_DATA_:
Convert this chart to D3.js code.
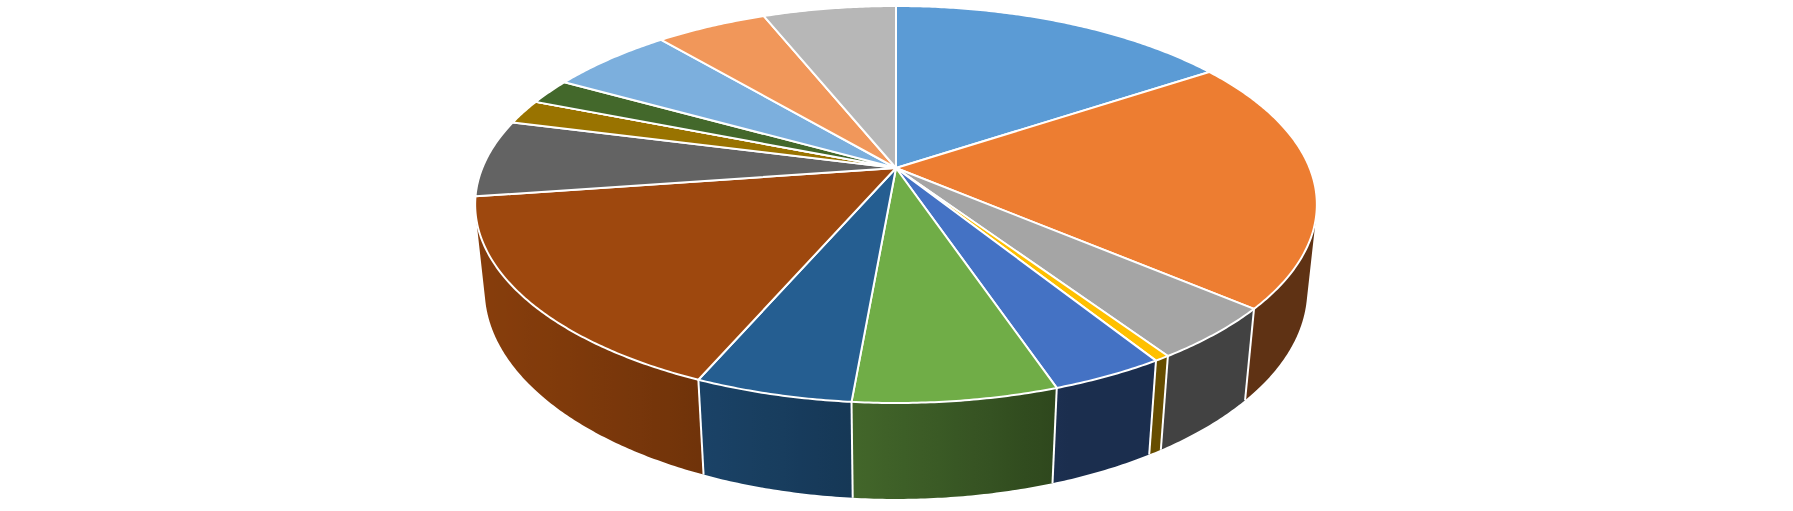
<!DOCTYPE html>
<html>
<head>
<meta charset="utf-8">
<script src="https://cdn.jsdelivr.net/npm/d3@7"></script>
<style>
  body { margin: 0; background: #ffffff; }
</style>
</head>
<body>
<div id="canvas"></div>
<script>
"use strict"
// canvas size
let svgWidth = 1793;
let svgHeight = 511;

// data (no labels are shown in the chart)
let categories = ["Category 1", "Category 2", "Category 3", "Category 4", "Category 5",
    "Category 6", "Category 7", "Category 8", "Category 9", "Category 10",
    "Category 11", "Category 12", "Category 13", "Category 14", "Category 15"];
let values = [157, 205, 44, 5, 37, 66, 51, 162, 63, 20, 0, 21, 57, 51, 61];

// Office palette, same order as the slices
let palette = ["#5B9BD5", "#ED7D31", "#A5A5A5", "#FFC000", "#4472C4", "#70AD47",
    "#255E91", "#9E480E", "#636363", "#997300", "#264478", "#43682B",
    "#7CAFDD", "#F1975A", "#B7B7B7"];

let svg = d3.select("#canvas")
    .append("svg")
    .attr("width", svgWidth)
    .attr("height", svgHeight)

svg.append("rect")
    .attr("width", svgWidth)
    .attr("height", svgHeight)
    .attr("fill", "#ffffff")

// 3D view: pie of radius 1, top face at z=0, side goes down to -depth
let cx = 896, cy = 168;
let focal = 1993.5;
let dist = 4.819;
let sinE = 0.4636;
let cosE = Math.sqrt(1 - sinE * sinE);
let depth = 0.234;

function project(theta, z) {
    let x = Math.sin(theta), y = Math.cos(theta);
    let d = dist + y * cosE - z * sinE;
    return [cx + focal * x / d, cy - focal * (y * sinE + z * cosE) / d];
}

// lighting of the side wall, light comes from front-left
function shade(theta) {
    let a = theta - 250 * Math.PI / 180;
    return 0.40 + 0.45 * Math.max(0, Math.cos(a));
}

let color = d3.scaleOrdinal().domain(categories).range(palette);

let pie = d3.pie()
    .sort(null)
    .value(function(d, i){ return values[i]; });

let arcs = pie(categories);

let line = d3.line();
let step = Math.PI / 360;

function angles(a0, a1) {
    let n = Math.max(1, Math.ceil((a1 - a0) / step));
    return d3.range(n + 1).map(function(i){ return a0 + (a1 - a0) * i / n; });
}

// the part of the cylinder that faces the camera
let wallLo = Math.acos(-1 / (dist * cosE));
let wallHi = 2 * Math.PI - wallLo;

let defs = svg.append("defs");
let walls = svg.append("g");
let edges = svg.append("g");
let tops = svg.append("g");

arcs.forEach(function(d, i){
    let w0 = Math.max(d.startAngle, wallLo);
    let w1 = Math.min(d.endAngle, wallHi);
    if (w1 - w0 <= 0) return;

    let ts = angles(w0, w1);
    let base = d3.rgb(color(d.data));

    // gradient along screen x
    let xs = ts.map(function(t){ return project(t, 0)[0]; });
    let xa = xs[0], xb = xs[xs.length - 1];
    let grad = defs.append("linearGradient")
        .attr("id", "wall" + i)
        .attr("gradientUnits", "userSpaceOnUse")
        .attr("x1", xa).attr("x2", xb)
        .attr("y1", 0).attr("y2", 0);
    ts.forEach(function(t, j){
        if (j % 4 != 0 && j != ts.length - 1) return;
        let k = shade(t);
        let off = xb == xa ? 0 : (xs[j] - xa) / (xb - xa);
        grad.append("stop")
            .attr("offset", off)
            .attr("stop-color", d3.rgb(base.r * k, base.g * k, base.b * k).formatHex());
    });

    let pts = ts.map(function(t){ return project(t, 0); })
        .concat(ts.slice().reverse().map(function(t){ return project(t, -depth); }));

    walls.append("path")
        .attr("d", line(pts) + "Z")
        .attr("fill", "url(#wall" + i + ")");
});

// white edges between slices on the side
arcs.forEach(function(d){
    let t = d.startAngle;
    if (t <= wallLo || t >= wallHi) return;
    edges.append("path")
        .attr("d", line([project(t, 0), project(t, -depth)]))
        .attr("stroke", "#ffffff")
        .attr("stroke-width", 2)
        .attr("fill", "none");
});

// top faces
arcs.forEach(function(d){
    let pts = [[cx, cy]]
        .concat(angles(d.startAngle, d.endAngle).map(function(t){ return project(t, 0); }));
    tops.append("path")
        .attr("d", line(pts) + "Z")
        .attr("fill", color(d.data))
        .attr("stroke", "#ffffff")
        .attr("stroke-width", 2)
        .attr("stroke-linejoin", "round");
});
</script>
</body>
</html>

_CHALLENGE_:
Copy every line of the data that holds the string "chart".

_SOLVED PROBLEM_:
Convert this chart to D3.js code.
// data (no labels are shown in the chart)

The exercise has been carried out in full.